Wireshark-dev: Re: [Wireshark-dev] [Fwd: [Wireshark-bugs] [Bug 1741] New: Privilege separation
From: Jeff Morriss <jeff.morriss.ws@xxxxxxxxx>
Date: Thu, 16 Aug 2007 11:56:11 -0400
Thomas Anders wrote:
Jeff Morriss wrote:
Thomas Anders wrote:
Richard van der Hoff wrote:
Personally, I'd much prefer a popup that I can dismiss than wireshark meddling with my users/groups and dropping privileges.
Is there any good example of another *user application* dropping
privileges as proposed by Gerald? After all, Wireshark isn't a system
daemon like OpenSSH's sshd or Postfix where a dedicated "low privilege"
user makes perfect sense, of course.
Is there another example of a program as big as Wireshark that has to (used to have to) be run as root [to do its work "live"]? And whose entire purpose is to capture stuff off (potentially malicious) networks?

I'm not questioning the motivation and I'm all for exploring any
potential solution. I'm just checking where we could learn from others.
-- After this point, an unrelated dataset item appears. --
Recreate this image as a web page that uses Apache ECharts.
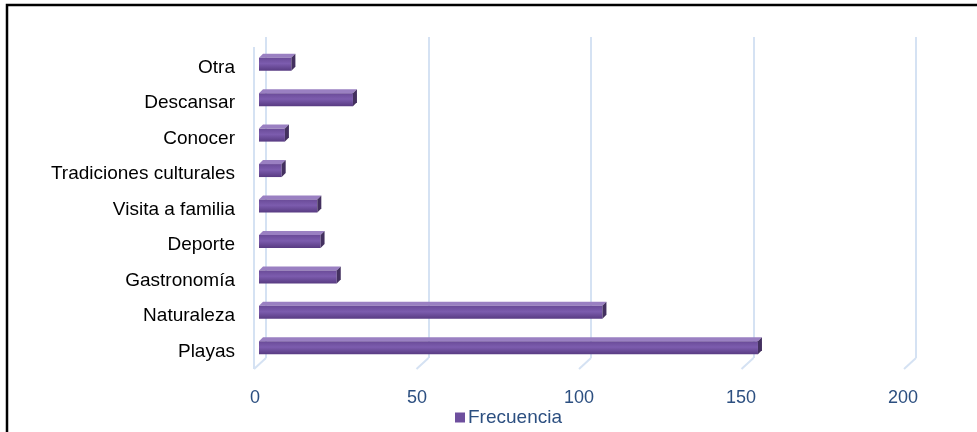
<!DOCTYPE html>
<html>
<head>
<meta charset="utf-8">
<script src="https://cdn.jsdelivr.net/npm/echarts@6/dist/echarts.min.js"></script>
<style>
  html, body { margin: 0; padding: 0; background: #ffffff; }
  #chart { width: 977px; height: 432px; }
</style>
</head>
<body>
<div id="chart"></div>
<script>
// Motivations, bottom to top as drawn on the category axis
const categories = ['Playas', 'Naturaleza', 'Gastronomía', 'Deporte', 'Visita a familia',
  'Tradiciones culturales', 'Conocer', 'Descansar', 'Otra'];
const frecuencia = [154, 106, 24, 19, 18, 7, 8, 29, 10];
const tickValues = [0, 50, 100, 150, 200];
const seriesName = 'Frecuencia';

const chart = echarts.init(document.getElementById('chart'), null, { renderer: 'canvas' });

const FONT = '"Liberation Sans", Arial, sans-serif';
const WALL = '#d5e2f3';
const DEPTH_X = -12, DEPTH_Y = 11;   // floor perspective offset

// 3D bar: front face, lighter top face, darker right side
function renderBar(params, api) {
  const v = api.value(0);
  const idx = api.value(1);
  const start = api.coord([0, idx]);
  const end = api.coord([v, idx]);
  const y0 = start[1] - 5;
  const h = 13;
  const d = 4;
  const x0 = start[0], x1 = end[0];
  return {
    type: 'group',
    children: [
      {
        type: 'polygon',
        shape: { points: [[x0, y0], [x0 + d, y0 - d], [x1 + d, y0 - d], [x1, y0]] },
        style: { fill: '#9a80c2' }
      },
      {
        type: 'rect',
        shape: { x: x0, y: y0, width: x1 - x0, height: h },
        style: {
          fill: new echarts.graphic.LinearGradient(0, 0, 0, 1, [
            { offset: 0, color: '#6a4b98' },
            { offset: 0.45, color: '#7c5cae' },
            { offset: 1, color: '#583b82' }
          ])
        }
      },
      {
        type: 'polygon',
        shape: { points: [[x1, y0], [x1 + d, y0 - d], [x1 + d, y0 + h - d], [x1, y0 + h]] },
        style: { fill: '#43305f' }
      }
    ]
  };
}

// Floor edges of the back wall gridlines, plus the left wall front edge
function renderWall(params, api) {
  const v = api.value(0);
  const p = api.coord([v, 0]);
  const top = params.coordSys.y;
  const children = [{
    type: 'line',
    shape: { x1: p[0], y1: p[1], x2: p[0] + DEPTH_X, y2: p[1] + DEPTH_Y },
    style: { stroke: WALL, lineWidth: 2 }
  }];
  if (v === 0) {
    children.push({
      type: 'line',
      shape: { x1: p[0] + DEPTH_X, y1: top + 10, x2: p[0] + DEPTH_X, y2: p[1] + DEPTH_Y },
      style: { stroke: WALL, lineWidth: 2 }
    });
  }
  return { type: 'group', children };
}

const option = {
  animation: false,
  backgroundColor: '#ffffff',
  grid: [
    { left: 259, top: 45, width: 648, height: 319 },   // bars
    { left: 266, top: 37, width: 650, height: 321 },   // back wall
    { left: 255, top: 37, width: 648, height: 347 },   // value labels
    { left: 259, top: 50, width: 648, height: 319 }    // category labels (front edge)
  ],
  xAxis: [
    { gridIndex: 0, type: 'value', min: 0, max: 200, interval: 50, show: false },
    {
      gridIndex: 1, type: 'value', min: 0, max: 200, interval: 50,
      axisLine: { show: false }, axisTick: { show: false }, axisLabel: { show: false },
      splitLine: { show: true, lineStyle: { color: WALL, width: 2 } }
    },
    {
      gridIndex: 2, type: 'value', min: 0, max: 200, interval: 50,
      axisLine: { show: false }, axisTick: { show: false }, splitLine: { show: false },
      axisLabel: { color: '#2c4f80', fontSize: 18, fontFamily: FONT, margin: 5 }
    },
    { gridIndex: 3, type: 'value', min: 0, max: 200, interval: 50, show: false }
  ],
  yAxis: [
    { gridIndex: 0, type: 'category', data: categories, show: false },
    { gridIndex: 1, type: 'value', min: 0, max: 1, show: false },
    { gridIndex: 2, type: 'value', min: 0, max: 1, show: false },
    {
      gridIndex: 3, type: 'category', data: categories,
      axisLine: { show: false }, axisTick: { show: false }, splitLine: { show: false },
      axisLabel: { color: '#000000', fontSize: 19, fontFamily: FONT, margin: 24 }
    }
  ],
  legend: {
    data: [seriesName],
    left: 450, top: 403,
    icon: 'rect', itemWidth: 10, itemHeight: 10, itemGap: 5,
    textStyle: { color: '#2c4f80', fontSize: 19, fontFamily: FONT, padding: [0, 0, 0, -2] }
  },
  graphic: [{
    type: 'rect',
    shape: { x: 7, y: 5, width: 990, height: 450 },
    style: { fill: 'none', stroke: '#000000', lineWidth: 2.5 },
    z: 100
  }],
  series: [
    {
      name: 'wall',
      type: 'custom',
      xAxisIndex: 1, yAxisIndex: 1,
      renderItem: renderWall,
      data: tickValues.map(v => [v]),
      encode: { x: 0 },
      silent: true, z: 1
    },
    {
      name: seriesName,
      type: 'custom',
      xAxisIndex: 0, yAxisIndex: 0,
      renderItem: renderBar,
      itemStyle: { color: '#6e4f9e' },
      data: frecuencia.map((v, i) => [v, i]),
      encode: { x: 0, y: 1 },
      z: 5
    }
  ]
};

chart.setOption(option);
</script>
</body>
</html>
Me too, but I'm not sure we'll find an example similar to Wireshark.

Some OS config GUIs are certainly big but their whole purpose is to do stuff as root (so dropping priv's is not useful).

tcpdump and commercial sniffer products probably need root access and are reading from the network, but I'm not sure tcpdump counts as "big" and I know nothing of commercial sniffers.